When immediate court orders for protection or safety are needed, arbitration is not appropriate. Avoid arbitration if there are criminal allegations, abuse, or serious power imbalances. If one party cannot participate equally due to coercion, lack of counsel, or incapacity, do not use arbitration. If a public record is necessary for benefits, precedent, or enforcement, use the court first and consider ADR later for discrete issues.
If unsure whether arbitration or court fits an immediate problem, get a short jurisdictional memo from a family law attorney before signing an arbitration clause.
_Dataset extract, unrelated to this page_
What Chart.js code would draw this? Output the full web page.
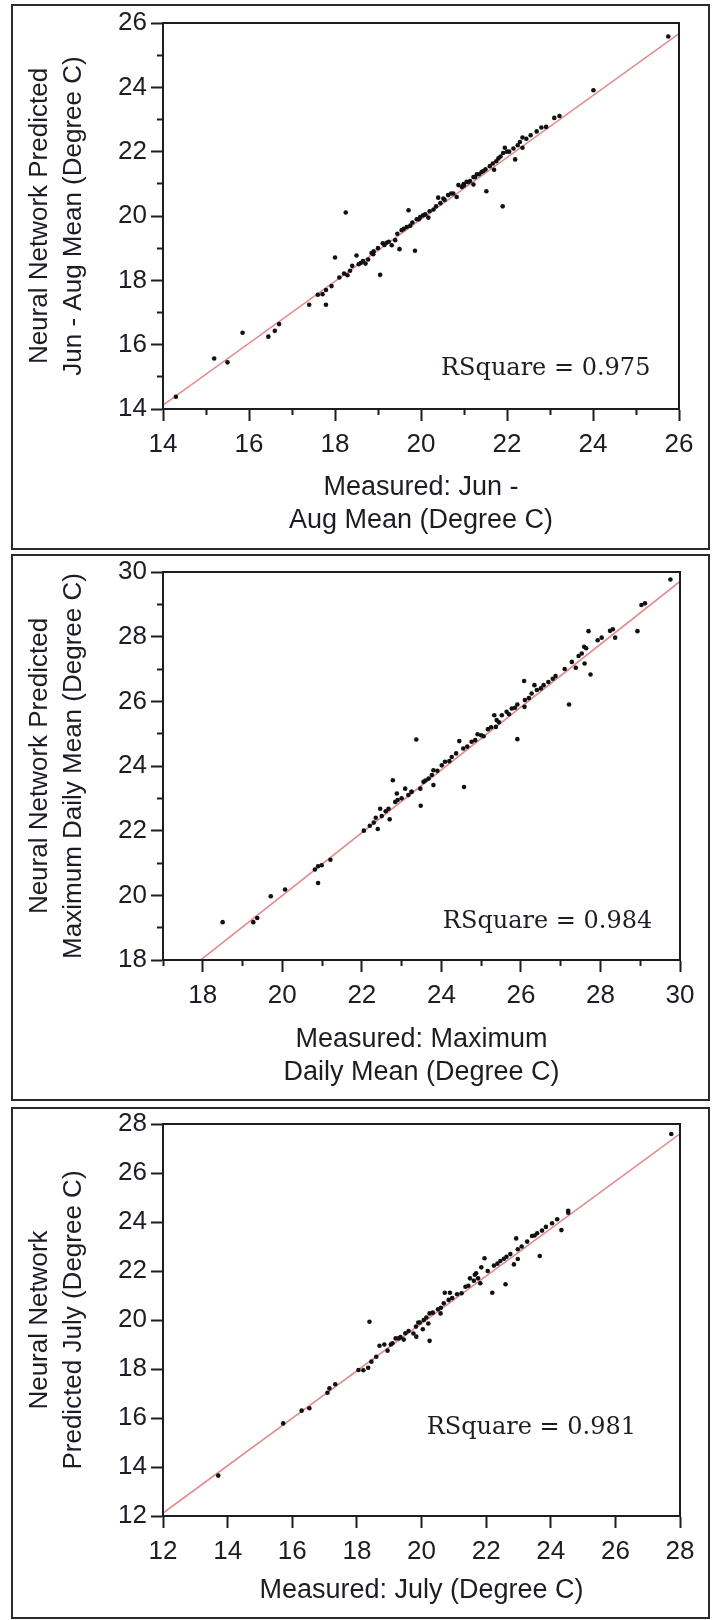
<!DOCTYPE html>
<html><head><meta charset="utf-8">
<script src="https://cdn.jsdelivr.net/npm/chart.js@4.4.1/dist/chart.umd.min.js"></script>
<style>
html,body{margin:0;padding:0;background:#fff;}
body{width:712px;height:1620px;position:relative;overflow:hidden;}
.box{position:absolute;left:11px;width:699px;border:2px solid #2a2a2a;box-sizing:border-box;}
canvas{position:absolute;left:0;}
</style></head><body>
<div class="box" style="top:4px;height:546px"></div>
<div class="box" style="top:554px;height:547px"></div>
<div class="box" style="top:1107px;height:512px"></div>
<canvas id="c1" style="top:0px;width:712px;height:552px" width="712" height="552"></canvas>
<canvas id="c2" style="top:552px;width:712px;height:552px" width="712" height="552"></canvas>
<canvas id="c3" style="top:1104px;width:712px;height:516px" width="712" height="516"></canvas>
<script>
// ---------- Panel 1: Jun - Aug Mean ----------
const p1Measured = [14.30,15.19,15.50,15.85,16.45,16.60,16.70,17.40,17.79,17.71,17.79,17.92,18.00,18.10,18.21,18.29,18.25,18.50,18.60,18.71,18.77,18.89,19.05,19.11,19.20,19.32,19.40,19.50,19.55,19.67,19.71,19.86,19.98,20.05,20.17,20.29,20.40,20.52,20.63,20.83,20.87,20.99,21.06,21.14,21.22,21.22,21.26,21.41,21.52,21.67,21.70,21.80,21.90,21.91,21.95,22.15,22.19,22.30,22.36,22.36,22.55,22.69,22.91,23.10,23.22,24.01,25.75,
  18.40,18.90,19.80,19.90,20.20,20.45,20.70,20.95,21.00,21.30,21.50,21.60,22.00,17.60,
  18.35,18.55,18.65,18.85,19.00,19.15,19.25,19.45,19.60,19.75,19.95,20.10,20.35,20.55,20.75,21.10,21.35,21.45,21.75,21.85,22.05,22.25,22.45,22.80];
const p1Predicted = [14.38,15.57,15.45,16.37,16.25,16.43,16.64,17.24,17.24,17.57,17.70,17.82,18.71,18.09,18.21,18.16,20.11,18.77,18.54,18.52,18.65,18.81,18.17,19.15,19.17,19.09,19.25,18.97,19.56,19.66,20.18,18.92,19.97,20.02,19.95,20.20,20.57,20.54,20.65,20.59,20.96,20.99,21.06,21.09,21.21,20.98,21.21,21.37,20.77,21.63,21.44,21.79,20.30,21.96,22.12,22.10,21.76,22.30,22.44,22.12,22.51,22.63,22.77,23.05,23.11,23.91,25.58,
  18.45,18.90,19.80,19.90,20.15,20.40,20.70,20.90,20.95,21.30,21.45,21.55,22.00,17.55,
  18.30,18.50,18.60,18.85,19.00,19.10,19.20,19.45,19.60,19.70,19.90,20.05,20.30,20.50,20.70,21.05,21.30,21.40,21.70,21.85,22.00,22.20,22.40,22.75];
const p1FitX = [14, 26];
const p1FitY = [14.12, 25.67];
const p1XTicks = [14,16,18,20,22,24,26];
const p1XMinor = [15,17,19,21,23,25];
const p1YTicks = [14,16,18,20,22,24,26];
const p1YMinor = [15,17,19,21,23,25];
const p1XTitle = ['Measured: Jun -', 'Aug Mean (Degree C)'];
const p1YTitle = ['Neural Network Predicted', 'Jun - Aug Mean (Degree C)'];
const p1RSquare = 'RSquare = 0.975';

// ---------- Panel 2: Maximum Daily Mean ----------
const p2Measured = [18.50,19.27,19.37,19.71,20.07,20.82,20.90,20.99,20.90,21.21,
  29.76,29.03,29.12,28.93,27.70,28.24,28.31,28.37,27.93,28.03,27.59,27.64,27.53,27.60,27.28,27.38,27.75,27.21,26.87,26.69,26.57,26.34,26.40,26.27,26.08,26.10,26.09,25.91,25.77,25.64,25.52,25.33,25.39,25.37,25.17,25.06,24.91,25.91,24.76,24.45,24.55,24.37,24.26,24.09,24.01,23.80,23.76,23.68,23.80,23.55,23.47,23.37,22.78,23.09,22.88,22.84,23.17,23.48,24.57,22.46,22.67,
  22.05,22.30,22.40,22.50,22.60,22.70,23.00,23.25,
  22.20,22.35,22.90,23.25,23.60,23.90,24.20,24.65,24.85,25.00,25.25,25.45,25.70,25.85,26.20,26.50,26.80,27.10,27.45];
const p2Predicted = [19.17,19.17,19.30,19.97,20.18,20.80,20.90,20.93,20.38,21.10,
  29.77,28.98,29.03,28.17,28.17,28.18,28.23,27.97,27.89,27.97,27.69,27.64,27.48,27.17,27.22,27.04,26.83,25.90,26.78,26.60,26.50,26.50,26.35,26.24,26.63,26.04,25.83,25.90,25.78,25.68,25.57,25.57,25.42,25.21,25.14,24.92,24.98,24.83,24.75,24.77,24.54,24.39,24.28,24.13,24.02,23.87,23.72,23.61,23.41,23.51,23.30,24.82,23.56,23.30,23.15,22.89,23.10,22.77,23.35,22.68,22.68,
  22.00,22.25,22.05,22.45,22.60,22.35,23.00,23.20,
  22.15,22.40,22.95,23.20,23.55,23.85,24.15,24.60,24.80,24.95,25.20,25.35,25.60,25.80,26.10,26.40,26.70,27.00,27.40];
const p2FitX = [17, 30];
const p2FitY = [17.08, 29.71];
const p2XTicks = [18,20,22,24,26,28,30];
const p2XMinor = [17,19,21,23,25,27,29];
const p2YTicks = [18,20,22,24,26,28,30];
const p2YMinor = [19,21,23,25,27,29];
const p2XTitle = ['Measured: Maximum', 'Daily Mean (Degree C)'];
const p2YTitle = ['Neural Network Predicted', 'Maximum Daily Mean (Degree C)'];
const p2RSquare = 'RSquare = 0.984';

// ---------- Panel 3: July ----------
const p3Measured = [13.71,15.72,16.29,16.53,17.09,17.15,17.33,18.05,
  27.73,24.54,24.54,24.20,24.04,24.33,23.73,23.58,23.42,23.27,22.93,23.66,22.98,22.75,22.63,22.98,22.86,22.44,22.24,21.95,21.85,21.69,21.62,21.82,22.60,22.19,21.36,21.24,20.88,20.72,20.84,20.69,20.51,20.59,20.25,20.07,20.21,19.83,20.04,18.39,19.50,19.30,19.84,
  18.20,18.35,18.70,18.85,18.95,19.05,19.20,19.45,19.75,20.25,18.45,19.90,
  18.60,19.10,19.35,19.60,19.95,20.15,20.35,20.60,20.95,21.10,21.45,21.75,22.05,22.35,22.55,23.10,23.50,23.85,21.50,21.65];
const p3Predicted = [13.65,15.78,16.30,16.40,17.03,17.21,17.38,17.96,
  27.59,24.46,24.38,24.11,23.95,23.67,23.65,23.54,23.43,23.20,23.33,22.61,22.89,22.69,22.58,22.49,22.27,22.41,22.22,22.52,22.15,21.91,21.60,21.50,21.46,21.11,21.36,21.09,21.11,21.11,20.82,20.68,20.44,20.27,20.27,20.00,19.86,19.73,19.62,19.93,19.46,19.25,19.32,
  17.95,18.05,18.95,19.00,18.75,19.00,19.25,19.20,19.45,19.15,18.30,19.90,
  18.50,19.05,19.30,19.55,19.90,20.10,20.30,20.50,20.90,21.05,21.40,21.70,22.00,22.30,22.50,23.00,23.45,23.80,21.70,21.85];
const p3FitX = [12, 28];
const p3FitY = [12.12, 27.60];
const p3XTicks = [12,14,16,18,20,22,24,26,28];
const p3YTicks = [12,14,16,18,20,22,24,26,28];
const p3XTitle = 'Measured: July (Degree C)';
const p3YTitle = ['Neural Network', 'Predicted July (Degree C)'];
const p3RSquare = 'RSquare = 0.981';

// ---------- rendering ----------
const INK = '#1c1c24';
const SANS = "'Liberation Sans Narrow', 'Arial Narrow', 'Liberation Sans', Arial, sans-serif";

const framePlugin = {
  id: 'frame',
  afterDatasetsDraw(chart) {
    const a = chart.chartArea, ctx = chart.ctx;
    ctx.save();
    ctx.strokeStyle = INK; ctx.lineWidth = 2;
    ctx.strokeRect(a.left, a.top, a.right - a.left, a.bottom - a.top);
    ctx.restore();
  }
};
const rsqPlugin = {
  id: 'rsq',
  afterDraw(chart, args, o) {
    const ctx = chart.ctx;
    const px = chart.scales.x.getPixelForValue(o.at[0]);
    const py = chart.scales.y.getPixelForValue(o.at[1]);
    ctx.save();
    ctx.font = "24px 'DejaVu Serif', 'Liberation Serif', serif";
    ctx.fillStyle = INK; ctx.textAlign = 'center'; ctx.textBaseline = 'middle';
    ctx.fillText(o.text, px, py);
    ctx.restore();
  }
};

function setTicks(vals) { return s => { s.ticks = vals.map(v => ({ value: v })); }; }

function makePanel(id, cfg) {
  const H = cfg.height;
  const pts = cfg.mx.map((x, i) => ({ x, y: cfg.my[i] }));
  const fit = cfg.fx.map((x, i) => ({ x, y: cfg.fy[i] }));
  const scales = {
    x: {
      type: 'linear', position: 'bottom', min: cfg.xmin, max: cfg.xmax,
      afterBuildTicks: setTicks(cfg.xt),
      ticks: { font: { family: SANS, size: 26, lineHeight: 1.2 }, color: INK, padding: 8, maxRotation: 0, autoSkip: false },
      grid: { drawOnChartArea: false, drawTicks: true, tickLength: 12, tickWidth: 2, tickColor: INK },
      border: { display: true, width: 2, color: INK },
      title: { display: true, text: cfg.xtitle, color: INK,
        font: { family: SANS, size: 27, lineHeight: '33px' }, padding: { top: 0, bottom: cfg.xtPad } },
      afterFit: s => { s.height = H - cfg.plotBottom; }
    },
    y: {
      type: 'linear', position: 'left', min: cfg.ymin, max: cfg.ymax,
      afterBuildTicks: setTicks(cfg.yt),
      ticks: { font: { family: SANS, size: 26 }, color: INK, padding: 4, autoSkip: false },
      grid: { drawOnChartArea: false, drawTicks: true, tickLength: 12, tickWidth: 2, tickColor: INK },
      border: { display: true, width: 2, color: INK },
      title: { display: true, text: cfg.ytitle, color: INK,
        font: { family: SANS, size: 26, lineHeight: '34px' }, padding: { top: 23, bottom: 0 } },
      afterFit: s => { s.width = 163; }
    }
  };
  if (cfg.xm) {
    scales.xm = {
      type: 'linear', position: 'bottom', weight: -1, min: cfg.xmin, max: cfg.xmax,
      afterBuildTicks: setTicks(cfg.xm),
      ticks: { display: false },
      grid: { drawOnChartArea: false, drawTicks: true, tickLength: 6, tickWidth: 2, tickColor: INK },
      border: { display: false },
      afterFit: s => { s.height = 0; }
    };
    scales.ym = {
      type: 'linear', position: 'left', weight: -1, min: cfg.ymin, max: cfg.ymax,
      afterBuildTicks: setTicks(cfg.ym),
      ticks: { display: false },
      grid: { drawOnChartArea: false, drawTicks: true, tickLength: 6, tickWidth: 2, tickColor: INK },
      border: { display: false },
      afterFit: s => { s.width = 0; }
    };
  }
  return new Chart(document.getElementById(id), {
    type: 'scatter',
    data: {
      datasets: [
        { label: 'points', data: pts, xAxisID: 'x', yAxisID: 'y', order: 0,
          pointRadius: 2.3, pointBackgroundColor: '#111', pointBorderWidth: 0, pointHoverRadius: 2.3 },
        { label: 'fit', data: fit, xAxisID: 'x', yAxisID: 'y', order: 1, showLine: true,
          borderColor: '#e38a8a', borderWidth: 1.6, pointRadius: 0, pointHoverRadius: 0 }
      ]
    },
    options: {
      responsive: false, animation: false, devicePixelRatio: 1,
      layout: { padding: { top: cfg.plotTop, right: 712 - cfg.plotRight, left: 0, bottom: 0 } },
      plugins: { legend: { display: false }, tooltip: { enabled: false },
        rsq: { text: cfg.rsq, at: cfg.rsqAt } },
      events: [],
      scales
    },
    plugins: [framePlugin, rsqPlugin]
  });
}

makePanel('c1', { height: 552, plotTop: 23, plotBottom: 409, plotRight: 679,
  xmin: 14, xmax: 26, ymin: 14, ymax: 26,
  mx: p1Measured, my: p1Predicted, fx: p1FitX, fy: p1FitY,
  xt: p1XTicks, xm: p1XMinor, yt: p1YTicks, ym: p1YMinor,
  xtitle: p1XTitle, ytitle: p1YTitle, xtPad: 15, rsq: p1RSquare, rsqAt: [22.9, 15.24] });

makePanel('c2', { height: 552, plotTop: 20, plotBottom: 408, plotRight: 680,
  xmin: 17, xmax: 30, ymin: 18, ymax: 30,
  mx: p2Measured, my: p2Predicted, fx: p2FitX, fy: p2FitY,
  xt: p2XTicks, xm: p2XMinor, yt: p2YTicks, ym: p2YMinor,
  xtitle: p2XTitle, ytitle: p2YTitle, xtPad: 15, rsq: p2RSquare, rsqAt: [26.67, 19.18] });

makePanel('c3', { height: 516, plotTop: 20, plotBottom: 412, plotRight: 680,
  xmin: 12, xmax: 28, ymin: 12, ymax: 28,
  mx: p3Measured, my: p3Predicted, fx: p3FitX, fy: p3FitY,
  xt: p3XTicks, xm: null, yt: p3YTicks, ym: null,
  xtitle: p3XTitle, ytitle: p3YTitle, xtPad: 13, rsq: p3RSquare, rsqAt: [23.4, 15.6] });
</script>
</body></html>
Frequently asked questions
What is family law arbitration?
Family law arbitration is a private procedure where an arbitrator decides family disputes. The arbitrator issues an award that can be binding or nonbinding depending on the agreement and state law.
It covers many contract and property issues and sometimes parenting matters if parties and courts allow arbitration. The process follows chosen rules such as AAA or JAMS and can be faster than court.
Is arbitration binding in family law cases?
Yes for many contractual matters but not always for custody or child support. Enforceability depends on the clause wording and state public‑policy limits.
Parties often use arbitration for prenuptial enforcement and property division. For custody and support, check local statutes and court precedents before assuming binding effect.
Can child custody be decided by arbitration?
Sometimes, but courts exercise caution and may require judicial review to protect statutory child welfare protections.